Included in the nuclear receptor superfamily of regulatory proteins are nuclear receptors for whom the ligand is known and those which lack known ligands. Nuclear receptors falling in the latter category are referred to as orphan nuclear receptors. The search for activators for orphan receptors has led to the discovery of previously unknown signaling pathways (see, e.g., Levin et al., (1992), supra and Heyman et al., (1992), supra). For example, it has been reported that bile acids, which are involved in physiological processes such as cholesterol catabolism, are ligands for farnesoid X receptor (FXR).
LXRα is found predominantly in the liver, with lower levels found in kidney, intestine, spleen and adrenal tissue (see, e.g., Willy, et al. (1995) Gene Dev. 9(9):1033-1045). LXRβ is ubiquitous in mammals and was found in nearly all tissues examined. LXRs are activated by certain naturally occurring, oxidized derivatives of cholesterol (see, e.g., Lehmann, et al. (1997) J. Biol.
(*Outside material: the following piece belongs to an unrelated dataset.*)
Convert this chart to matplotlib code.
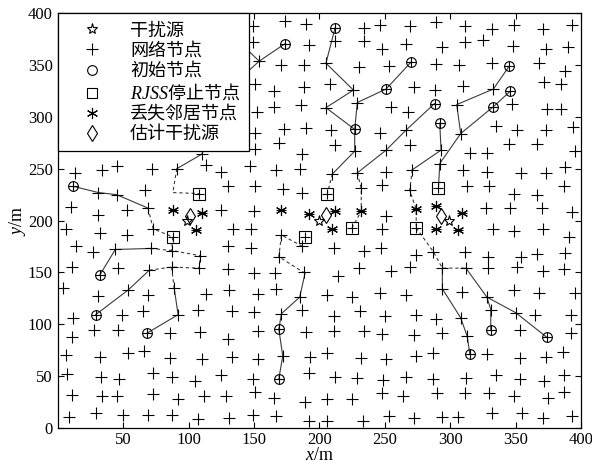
import matplotlib
matplotlib.use("Agg")
import matplotlib.pyplot as plt
from matplotlib.lines import Line2D

plt.rcParams['mathtext.fontset'] = 'custom'
plt.rcParams['mathtext.it'] = 'Liberation Serif:italic'
plt.rcParams['mathtext.rm'] = 'Liberation Serif'
plt.rcParams['font.family'] = ['Liberation Serif', 'Noto Sans CJK SC']

# network nodes (x, y) in metres
node_x = [149, 174, 190, 234, 246, 269, 149, 192, 212, 234, 248, 266,
          154, 171, 188, 205, 230, 253, 151, 165, 188, 208, 226, 272,
          152, 165, 186, 205, 229, 255, 268, 151, 173, 190, 209, 246, 266,
          169, 212, 269,
          289, 311, 332, 349, 371, 393, 294, 311, 325, 348, 373, 390,
          289, 307, 332, 368, 388, 288, 310, 333, 372, 385,
          305, 347, 374, 385, 308, 335, 351, 373, 394, 345, 366,
          13, 34, 45, 72, 91, 113, 125, 110, 31, 45, 67, 130,
          10, 31, 53, 69, 125, 6, 32, 53, 73, 134,
          14, 27, 44, 71, 87, 109, 130, 11, 46, 70, 87, 108, 130,
          151, 187, 227, 251, 147, 167, 185, 210, 229, 251, 271,
          151, 172, 187, 232, 248, 269, 150, 251, 148, 171, 248,
          148, 187, 211, 234, 247, 274, 169,
          150, 166, 188, 214, 230, 255, 269,
          293, 315, 328, 395, 292, 310, 328, 354, 373, 388,
          313, 330, 349, 366, 387, 327, 346, 370, 393,
          333, 349, 371, 391, 287, 311, 329, 354, 366, 388,
          294, 312, 329, 351, 371, 387,
          4, 31, 54, 69, 89, 113, 131, 12, 49, 65, 92, 107, 133,
          11, 28, 46, 86, 109, 130, 6, 32, 54, 66, 86, 110, 133,
          7, 33, 47, 73, 87, 105, 125, 11, 34, 45, 73, 92, 112, 129,
          9, 29, 50, 69, 87, 107, 131,
          153, 167, 185, 206, 225, 246, 266, 150, 171, 187, 211, 231, 250, 274,
          153, 190, 211, 234, 248, 272, 153, 172, 193, 206, 232, 251, 274,
          149, 192, 212, 229, 249, 266, 151, 165, 189, 206, 225, 248, 264,
          149, 167, 192, 206, 233, 253, 272,
          294, 309, 328, 349, 368, 395, 289, 308, 331, 350, 365, 392,
          294, 313, 353, 392, 287, 328, 353, 373, 386,
          287, 312, 335, 353, 372, 387, 290, 311, 330, 349, 375, 387,
          294, 306, 332, 355, 371, 393]
node_y = [388, 393, 390, 386, 389, 388, 372, 370, 373, 373, 366, 371,
          354, 350, 350, 352, 348, 349, 332, 325, 329, 332, 326, 329,
          305, 310, 312, 309, 314, 310, 305, 285, 288, 289, 287, 285, 287,
          275, 273, 273,
          392, 388, 385, 389, 385, 389, 368, 372, 374, 369, 366, 368,
          351, 350, 352, 352, 344, 326, 330, 327, 334, 332,
          312, 313, 308, 308, 284, 291, 287, 287, 290, 274, 274,
          246, 249, 253, 250, 250, 254, 247, 264, 227, 225, 229, 233,
          213, 205, 210, 212, 210, 192, 188, 186, 192, 192,
          175, 170, 172, 173, 171, 166, 175, 155, 154, 152, 155, 154, 153,
          269, 264, 267, 268, 253, 249, 250, 245, 246, 247, 249,
          233, 230, 227, 231, 234, 229, 209, 204, 192, 186, 192,
          173, 175, 173, 171, 173, 167, 165,
          149, 149, 150, 146, 154, 151, 155,
          268, 265, 265, 267, 255, 249, 247, 246, 246, 252,
          233, 233, 226, 225, 233, 212, 212, 212, 208,
          192, 190, 192, 184, 170, 170, 165, 165, 168, 169,
          154, 154, 154, 155, 151, 153,
          135, 127, 133, 128, 135, 129, 133, 106, 109, 113, 109, 114, 113,
          87, 94, 94, 91, 92, 86, 70, 68, 72, 74, 67, 66, 68,
          52, 49, 47, 53, 49, 45, 51, 31, 30, 30, 32, 28, 30, 30,
          10, 14, 12, 12, 12, 8, 9,
          129, 134, 126, 128, 126, 130, 128, 112, 110, 114, 108, 113, 108, 109,
          93, 92, 93, 93, 90, 89, 66, 69, 68, 72, 67, 66, 69,
          47, 53, 49, 48, 46, 49, 34, 29, 25, 28, 28, 33, 30,
          12, 11, 6, 6, 6, 11, 9,
          134, 131, 126, 133, 130, 130, 105, 106, 114, 111, 109, 109,
          91, 88, 94, 91, 72, 71, 67, 68, 73,
          47, 48, 51, 47, 45, 51, 33, 33, 33, 30, 29, 34,
          10, 10, 14, 14, 9, 11]

# jammers and their estimates
jam_x = [99, 200, 299]
jam_y = [200, 200, 200]
est_x = [101, 205, 293]
est_y = [204, 205, 204]

# initial nodes
init_x = [212, 174, 270, 251, 227, 288, 292, 345, 346, 333,
          12, 32, 29, 68, 169, 169, 331, 374, 315]
init_y = [386, 371, 353, 327, 288, 313, 294, 349, 325, 310,
          233, 147, 109, 91, 95, 47, 94, 87, 71]

# RJSS stop nodes
stop_x = [108, 88, 206, 189, 225, 274, 291]
stop_y = [226, 184, 226, 184, 193, 193, 231]

# nodes that lost neighbours
lost_x = [88, 110, 106, 171, 192, 212, 210, 232, 274, 289, 309, 289, 306]
lost_y = [210, 207, 191, 210, 206, 209, 192, 209, 211, 214, 207, 192, 191]

# hop paths: solid = search hops, dashed = continuation to stop node
solid_paths = [
    [(134, 378), (154, 354), (174, 371)],
    [(154, 354), (136, 333)],
    [(212, 386), (205, 352), (226, 326), (205, 309), (227, 288), (227, 267), (210, 245)],
    [(270, 353), (251, 327), (229, 314), (227, 288)],
    [(288, 313), (266, 287), (251, 268), (229, 246)],
    [(292, 294), (293, 268), (271, 249)],
    [(345, 349), (333, 327), (305, 312), (308, 284)],
    [(346, 325), (333, 310), (308, 284), (292, 255), (291, 231)],
    [(294, 154), (294, 134), (308, 106), (313, 88), (315, 71)],
    [(312, 154), (328, 126), (331, 114), (331, 94)],
    [(328, 126), (350, 111), (374, 87)],
    [(118, 284), (110, 264), (91, 250)],
    [(12, 233), (31, 227), (45, 225), (69, 212)],
    [(32, 147), (44, 172), (71, 173)],
    [(29, 109), (54, 133), (70, 152)],
    [(89, 135), (92, 109), (68, 91)],
    [(189, 149), (185, 126), (171, 110), (169, 95), (172, 69), (169, 47)],
]
dash_paths = [
    [(210, 245), (206, 226)],
    [(229, 246), (232, 231), (232, 209), (225, 193)],
    [(271, 249), (269, 229), (274, 211), (274, 193)],
    [(274, 193), (287, 170), (294, 154), (312, 154)],
    [(91, 250), (88, 227), (108, 226)],
    [(69, 212), (73, 192), (88, 184)],
    [(71, 173), (87, 171), (109, 166), (108, 154)],
    [(88, 184), (87, 171)],
    [(70, 152), (87, 155), (108, 154)],
    [(87, 155), (89, 135)],
    [(189, 149), (169, 165), (171, 186), (187, 175)],
]

fig = plt.figure(figsize=(5.92, 4.65), dpi=100)
ax = fig.add_axes([0.0975, 0.0806, 0.884, 0.8904])

lc = '#3a3a3a'
for p in solid_paths:
    ax.plot([q[0] for q in p], [q[1] for q in p], '-', color=lc, lw=0.8, zorder=1)
for p in dash_paths:
    ax.plot([q[0] for q in p], [q[1] for q in p], color=lc, lw=0.8,
            ls=(0, (3, 2.5)), zorder=1)

mk = dict(color='k', mfc='none', mew=0.8, ls='none', zorder=3)
ax.plot(node_x, node_y, marker='+', ms=8, **mk)
ax.plot(init_x + stop_x + lost_x, init_y + stop_y + lost_y, marker='+', ms=7, **mk)
ax.plot(jam_x, jam_y, marker='*', ms=8, **mk)
ax.plot(init_x, init_y, marker='o', ms=7, **mk)
ax.plot(stop_x, stop_y, marker='s', ms=8, **mk)
ax.plot(lost_x, lost_y, marker=(6, 2, 0), ms=8, **mk)
ax.plot(est_x, est_y, marker='d', ms=8, **mk)

ax.set_xlim(0, 400)
ax.set_ylim(0, 400)
ax.set_xticks(range(50, 401, 50))
ax.set_yticks(range(0, 401, 50))
ax.tick_params(direction='in', top=True, right=True, length=4, width=0.8,
               labelsize=12)
for s in ax.spines.values():
    s.set_linewidth(0.9)
ax.set_xlabel('$x$/m', fontsize=13, labelpad=-1)
ax.set_ylabel('$y$/m', fontsize=13, labelpad=0)

handles = [
    Line2D([], [], marker='*', ms=8, **mk),
    Line2D([], [], marker='+', ms=8, **mk),
    Line2D([], [], marker='o', ms=7, **mk),
    Line2D([], [], marker='s', ms=7, **mk),
    Line2D([], [], marker=(6, 2, 0), ms=8, **mk),
    Line2D([], [], marker='d', ms=8, **mk),
]
labels = ['干扰源', '网络节点', '初始节点', '$RJSS$停止节点', '丢失邻居节点', '估计干扰源']
leg = ax.legend(handles, labels, loc='upper left', bbox_to_anchor=(0, 1),
                borderaxespad=0, fancybox=False, framealpha=1, edgecolor='k',
                prop={'family': 'Noto Sans CJK SC', 'size': 13},
                handlelength=2.9, handletextpad=0.65, labelspacing=0.12,
                borderpad=0.45)
leg.get_frame().set_linewidth(0.9)
leg.set_zorder(5)

fig.savefig('out.png', dpi=100)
Chem. 272(6):3137-3140). LXRα is activated by oxycholesterol and promotes cholesterol metabolism (Peet et al. (1998) Cell 93:693-704). Thus, LXRs appear to play a role in, e.g., cholesterol metabolism (see, e.g., Janowski, et al. (1996) Nature 383:728-731).
Nuclear receptor activity has been implicated in a variety of diseases and disorders, including, but not limited to, hypercholesterolemia (see, e.g., International Patent Application Publication No. WO 00/57915), osteoporosis and vitamin deficiency (see, e.g., U.S. Pat. No. 6,316,503), hyperlipoproteinemia (see, e.g., International Patent Application Publication No. WO 01/60818), hypertriglyceridemia, lipodystrophy, hyperglycemia and diabetes mellitus (see, e.g., International Patent Application Publication No. WO 01/82917), atherosclerosis and gallstones (see, e.g., International Patent Application Publication No. WO 00/37077), disorders of the skin and mucous membranes (see, e.g., U.S. Pat. Nos. 6,184,215 and 6,187,814, and International Patent Application Publication No. WO 98/32444), acne (see, e.g., International Patent Application Publication No. WO 00/49992), and cancer, Parkinson's disease and Alzheimer's disease (see, e.g., International Patent Application Publication No. WO 00/17334). Activity of nuclear receptors, including LXRs, FXR and PPAR, and orphan nuclear receptors, has been implicated in physiological processes including, but not limited to, bile acid biosynthesis, cholesterol metabolism or catabolism, and modulation of cholesterol 7.alpha-hydroxylase gene (CYP7A1) transcription (see, e.g., Chiang et al. (2000) J. Biol. Chem. 275:10918-10924), HDL metabolism (see, e.g., Urizar et al. (2000) J. Biol. Chem. 275:39313-39317 and International Patent Application Publication No. WO 01/03705), and increased cholesterol efflux and increased expression of ATP binding cassette transporter protein (ABC1) (see, e.g., International Patent Application Publication No. WO 00/78972).
Thus, there is a need for compounds, compositions and methods of modulating the activity of nuclear receptors, including LXRs, FXR, PPAR and orphan nuclear receptors. Such compounds are useful in the treatment, prevention, or amelioration of one or more symptoms of diseases or disorders in which nuclear receptor activity is implicated.